Data provided:
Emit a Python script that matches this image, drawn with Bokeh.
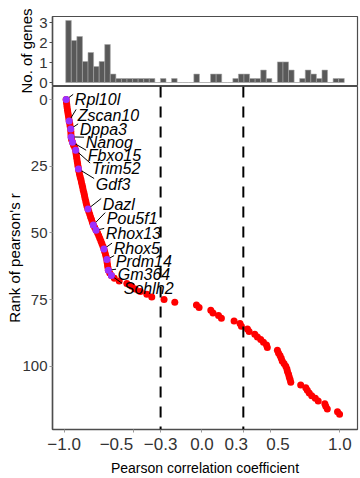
import numpy as np
from bokeh.plotting import figure
from bokeh.layouts import column
from bokeh.models import Range1d, FixedTicker, Span
from bokeh.core.properties import value
from bokeh.embed import file_html
from bokeh.resources import INLINE

# ---------------- data ----------------
pearson_r = [
    -0.985, -0.983, -0.980, -0.978, -0.975, -0.972, -0.969, -0.966, -0.963, -0.959,
    -0.956, -0.952, -0.951, -0.950, -0.949, -0.946, -0.939, -0.932, -0.923, -0.916,
    -0.914, -0.911, -0.908, -0.905, -0.902, -0.899, -0.896, -0.892, -0.888, -0.883,
    -0.878, -0.874, -0.869, -0.865, -0.861, -0.856, -0.852, -0.848, -0.843, -0.839,
    -0.834, -0.827, -0.821, -0.814, -0.808, -0.801, -0.795, -0.788, -0.778, -0.768,
    -0.757, -0.749, -0.741, -0.733, -0.726, -0.718, -0.711, -0.706, -0.700, -0.695,
    -0.690, -0.688, -0.685, -0.682, -0.679, -0.669, -0.657, -0.636, -0.600, -0.545,
    -0.509, -0.484, -0.447, -0.400, -0.364, -0.275, -0.197, -0.040, -0.021, 0.064,
    0.080, 0.120, 0.141, 0.233, 0.276, 0.286, 0.330, 0.342, 0.383, 0.402,
    0.426, 0.446, 0.468, 0.474, 0.547, 0.555, 0.566, 0.575, 0.582, 0.595,
    0.608, 0.616, 0.620, 0.628, 0.633, 0.639, 0.644, 0.716, 0.753, 0.764,
    0.778, 0.796, 0.822, 0.843, 0.891, 0.898, 0.909, 0.983, 0.998,
]
gene_rank = list(range(len(pearson_r)))

highlight_genes = ["Rpl10l", "Zscan10", "Dppa3", "Nanog", "Fbxo15", "Trim52", "Gdf3",
                   "Dazl", "Pou5f1", "Rhox13", "Rhox5", "Prdm14", "Gm364", "Sohlh2"]
highlight_rank = [0, 8, 11, 14, 16, 19, 26, 41, 47, 49, 56, 60, 64, 66]

hist_height = [3.1, 2.1, 2.3, 1.05, 1.5, 0.8, 1.05, 1.9, 0.42, 0.2,
               0.2, 0.2, 0.2, 0.2, 0.2, 0.2, 0.0, 0.2, 0.0, 0.2,
               0.0, 0.0, 0.0, 0.42, 0.0, 0.0, 0.42, 0.42, 0.0, 0.0,
               0.2, 0.42, 0.42, 0.2, 0.2, 0.62, 0.2, 0.0, 1.03, 1.03,
               0.62, 0.0, 0.2, 0.62, 0.42, 0.2, 0.62, 0.0, 0.2, 0.2]
hist_start = -0.988
hist_bin_width = 0.0404

x_ticks = [-1.0, -0.5, -0.3, 0.0, 0.3, 0.5, 1.0]
x_tick_labels = ["\u22121.0", "\u22120.5\u2007\u2007\u2007\u00a0", "\u22120.3", "0.0",
                 "0.3\u2007\u00a0", "\u2007\u00a00.5", "1.0"]
y_ticks = [0, 25, 50, 75, 100]
hist_y_ticks = [0, 1, 2, 3]
cutoffs = [-0.3, 0.3]

label_r = [-0.922, -0.901, -0.886, -0.843, -0.828, -0.799, -0.770,
           -0.719, -0.690, -0.697, -0.640, -0.625, -0.611, -0.567]
label_rank = [0.15, 5.8, 11.2, 16.2, 21.1, 25.9, 31.7,
              39.2, 44.5, 50.4, 55.9, 60.6, 65.7, 71.0]

FONT = "Liberation Sans"
AX = "#4d4d4d"
TICKC = "#333333"
X_RANGE = (-1.084, 1.128)

edges = hist_start + hist_bin_width * np.arange(len(hist_height) + 1)
p1 = figure(width=360, height=93, x_range=Range1d(*X_RANGE), y_range=Range1d(-0.15, 3.3),
            output_backend="svg", toolbar_location=None,
            min_border_left=52, min_border_right=3, min_border_top=16, min_border_bottom=8)
p1.quad(left=edges[:-1], right=edges[1:], bottom=0, top=hist_height,
        fill_color="#595959", line_color="#a6a6a6", line_width=0.6)
p1.xaxis.visible = False
p1.grid.visible = False
p1.outline_line_color = AX
p1.outline_line_width = 1.2
yax1 = p1.yaxis[0]
yax1.ticker = FixedTicker(ticks=hist_y_ticks)
yax1.axis_label = "No. of genes"
yax1.axis_label_text_font = FONT
yax1.axis_label_text_font_style = "normal"
yax1.axis_label_text_font_size = "15px"
yax1.axis_label_text_color = "black"
yax1.axis_label_standoff = 1
yax1.major_label_text_font = FONT
yax1.major_label_text_font_size = "15px"
yax1.major_label_text_color = TICKC
yax1.major_label_standoff = 2
yax1.major_tick_out = 3
yax1.major_tick_in = 0
yax1.minor_tick_out = 0
yax1.minor_tick_in = 0
yax1.axis_line_color = AX
yax1.axis_line_width = 1.5
yax1.major_tick_line_color = AX

p2 = figure(width=360, height=393, x_range=Range1d(*X_RANGE), y_range=Range1d(123.7, -4.9),
            output_backend="svg", toolbar_location=None,
            min_border_left=52, min_border_right=3, min_border_top=1, min_border_bottom=43,
            margin=(-8, 0, 0, 0))
p2.border_fill_alpha = 0
p2.grid.visible = False
p2.outline_line_color = AX
p2.outline_line_width = 1.2

for c in cutoffs:
    p2.add_layout(Span(location=c, dimension="height", line_color="black",
                       line_width=2, line_dash="11 9"))

p2.scatter(x=pearson_r, y=gene_rank, size=7, color="#ff0000", line_color=None)

hx = [pearson_r[i] for i in highlight_rank]
hy = [gene_rank[i] for i in highlight_rank]
lx = [v - 0.012 for v in label_r]
ly = [v - 2.1 for v in label_rank]
p2.segment(x0=hx, y0=hy, x1=lx, y1=ly, line_color="black", line_width=1)
p2.scatter(x=hx, y=hy, size=7, color="#9b30ff", line_color=None)
p2.text(x=label_r, y=label_rank, text=highlight_genes,
        text_font=value(FONT), text_font_style="italic", text_font_size="16px",
        text_baseline="alphabetic", text_align="left", text_color="black")

xax = p2.xaxis[0]
xax.ticker = FixedTicker(ticks=x_ticks)
xax.major_label_overrides = dict(zip(x_ticks, x_tick_labels))
xax.axis_label = "Pearson correlation coefficient"
xax.axis_label_text_font = FONT
xax.axis_label_text_font_style = "normal"
xax.axis_label_text_font_size = "14px"
xax.axis_label_text_color = "black"
xax.axis_label_standoff = 3
xax.major_label_text_font = FONT
xax.major_label_text_font_size = "17px"
xax.major_label_text_color = TICKC
xax.major_label_standoff = 2
xax.major_tick_out = 3
xax.major_tick_in = 0
xax.minor_tick_out = 0
xax.minor_tick_in = 0
xax.axis_line_color = AX
xax.axis_line_width = 1.5
xax.major_tick_line_color = "#999999"

yax = p2.yaxis[0]
yax.ticker = FixedTicker(ticks=y_ticks)
yax.axis_label = "Rank of pearson's r"
yax.axis_label_text_font = FONT
yax.axis_label_text_font_style = "normal"
yax.axis_label_text_font_size = "15px"
yax.axis_label_text_color = "black"
yax.axis_label_standoff = -4
yax.major_label_text_font = FONT
yax.major_label_text_font_size = "15px"
yax.major_label_text_color = TICKC
yax.major_label_standoff = 2
yax.major_tick_out = 3
yax.major_tick_in = 0
yax.minor_tick_out = 0
yax.minor_tick_in = 0
yax.axis_line_color = AX
yax.axis_line_width = 1.5
yax.major_tick_line_color = "#999999"

layout = column(p1, p2)
open("out.html", "w").write(file_html(layout, INLINE))
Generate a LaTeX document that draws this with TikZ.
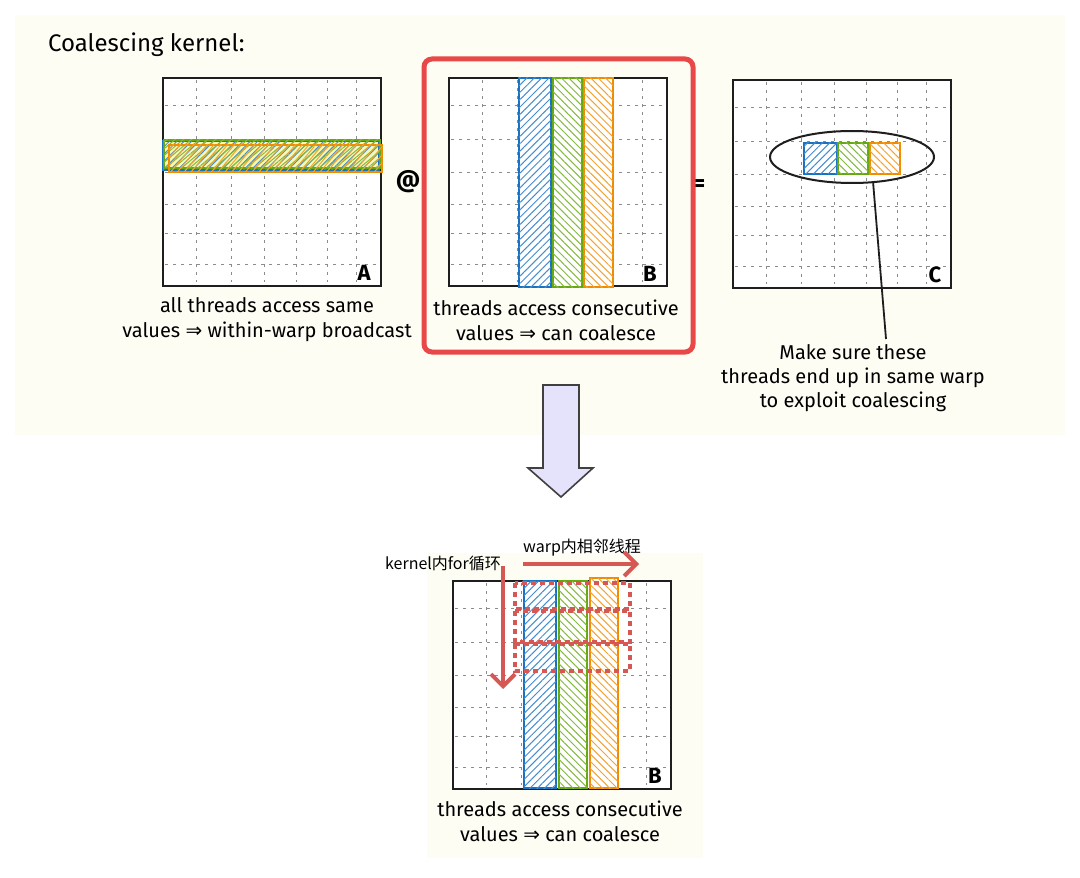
\documentclass[tikz,border=0pt]{standalone}
\usepackage{fontspec}
\setmainfont{Fira Sans}
\newfontfamily\cjk{Noto Sans CJK SC}
\newfontfamily\arrowfont{DejaVu Sans}
\usetikzlibrary{shapes.geometric,patterns.meta,arrows.meta}

\definecolor{paper}{RGB}{253,253,244}
\definecolor{ink}{RGB}{30,30,30}
\definecolor{dotgray}{RGB}{140,140,140}
\definecolor{xblue}{RGB}{25,113,194}
\definecolor{xgreen}{RGB}{102,168,15}
\definecolor{xorange}{RGB}{240,140,0}
\definecolor{frameRed}{RGB}{232,72,72}
\definecolor{mutedRed}{RGB}{214,88,84}
\definecolor{lavender}{RGB}{229,227,251}

\newcommand{\implarrow}{{\arrowfont ⇒}}

\begin{document}
\begin{tikzpicture}[x=0.5pt, y=-0.5pt,
  gridframe/.style={draw=ink, line width=1.2pt, fill=white,
    minimum width=109pt, minimum height=104pt, inner sep=0pt},
  gridline/.style={dotgray, line width=0.55pt, dash pattern=on 1.5pt off 2.5pt},
  hatch/.style 2 args={draw=#1, line width=0.9pt,
    postaction={pattern={Lines[angle=#2,distance=2.6pt,line width=0.5pt]},
      pattern color=#1!80}},
  caption/.style={align=center, font=\fontsize{10}{12.5}\selectfont},
  lbl/.style={font=\fontsize{11}{12}\selectfont\bfseries},
  zh/.style={font=\cjk\fontsize{8}{10}\selectfont, inner sep=1pt},
  redarrow/.style={mutedRed, line width=2pt, -{Straight Barb[length=6pt,width=12pt]}},
  reddots/.style={draw=mutedRed, line width=2pt, dash pattern=on 2.5pt off 2pt}]

  \useasboundingbox (0,0) rectangle (1080,877);
  \fill[white] (0,0) rectangle (1080,877);

  % Panels
  \fill[paper] (15,15) rectangle (1065,435);
  \fill[paper] (427,553) rectangle (703,858);

  \node[anchor=west, font=\fontsize{12}{14}\selectfont] (title) at (41,45) {Coalescing kernel:};

  % Grids
  \node[gridframe] (gA) at (272,182) {};
  \node[gridframe] (gB) at (558,182) {};
  \node[gridframe] (gC) at (842,184) {};
  \node[gridframe] (gD) at (562,685) {};
  \foreach \g in {gA,gB,gC,gD} {
    \begin{scope}[shift={(\g.north west)}]
      \foreach \c in {35,70,103,135,166,195}
        \draw[gridline] (\c,3) -- (\c,205);
      \foreach \r in {29,63,96,128,157,188}
        \draw[gridline] (3,\r) -- (215,\r);
    \end{scope}
  }

  % A: one row
  \fill[xgreen!22!yellow!30] (164,141) rectangle (380,170);
  \draw[hatch={xblue}{45}] (163,141) rectangle (379,170);
  \draw[hatch={xgreen}{40}] (164,140) rectangle (380,168);
  \draw[hatch={xorange}{50}] (169,145) rectangle (382,172);

  % B: three columns
  \draw[hatch={xblue}{45}, fill=white] (519,78) rectangle (551,287);
  \draw[hatch={xgreen}{-45}, fill=white] (553,78) rectangle (582,287);
  \draw[hatch={xorange}{-45}, fill=white] (584,78) rectangle (613,287);

  % C: three cells
  \draw[hatch={xblue}{45}, fill=white] (804,143) rectangle (837,174);
  \draw[hatch={xgreen}{-45}, fill=white] (838,143) rectangle (868,174);
  \draw[hatch={xorange}{-45}, fill=white] (870,143) rectangle (900,174);

  % D: lower copy of B
  \draw[hatch={xblue}{45}, fill=white] (524,581) rectangle (556,788);
  \draw[hatch={xgreen}{-45}, fill=white] (559,581) rectangle (587,788);
  \draw[hatch={xorange}{-45}, fill=white] (590,578) rectangle (618,788);

  \node[lbl] (labA) at (364,273) {A};
  \node[lbl] (labB) at (650,274) {B};
  \node[lbl] (labC) at (935,275) {C};
  \node[lbl] (labD) at (655,776) {B};

  \node[font=\fontsize{12}{14}\selectfont\bfseries] (at) at (408,182) {@};
  \node[font=\fontsize{12}{14}\selectfont\bfseries] (eq) at (699,186) {=};

  % captions
  \node[caption] (capA) at (267,320) {all threads access same\\values \implarrow{} within-warp broadcast};
  \node[caption] (capB) at (556,320) {threads access consecutive\\values \implarrow{} can coalesce};
  \node[caption] (capD) at (560,821) {threads access consecutive\\values \implarrow{} can coalesce};

  \draw[frameRed, line width=2.5pt, rounded corners=4pt] (424,59) rectangle (693,352);

  % warp note
  \node[draw=ink, line width=1pt, ellipse, minimum width=82pt, minimum height=26pt] (ring) at (852,157) {};
  \node[caption, font=\fontsize{10}{12}\selectfont] (note) at (853,378)
    {Make sure these\\threads end up in same warp\\to exploit coalescing};
  \coordinate (noteTop) at (886,339);
  \draw[ink, line width=0.9pt] (ring.-51) -- (noteTop);

  % big arrow down
  \draw[fill=lavender, draw=ink!85, line width=0.8pt]
    (543,385) -- (579,385) -- (579,468) -- (593,468) -- (561,497)
    -- (528,468) -- (543,468) -- cycle;

  % loop order
  \draw[reddots] (515,583) rectangle (630,609);
  \draw[reddots] (515,611) rectangle (630,642);
  \draw[reddots] (515,644) rectangle (630,671);

  \node[zh] (warpLbl) at (582,548) {warp内相邻线程};
  \node[zh] (loopLbl) at (443,563) {kernel内for循环};
  \coordinate (hStart) at (523,564);
  \coordinate (hEnd) at (639,564);
  \coordinate (vStart) at (503,566);
  \coordinate (vEnd) at (503,689);
  \draw[redarrow] (hStart) -- (hEnd);
  \draw[redarrow] (vStart) -- (vEnd);
\end{tikzpicture}
\end{document}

Written task: Find each line holding "that". Copy it out.

Task solution:
Emit a Python script that matches this image, drawn with Bokeh.
Generate a LaTeX document that draws this with TikZ.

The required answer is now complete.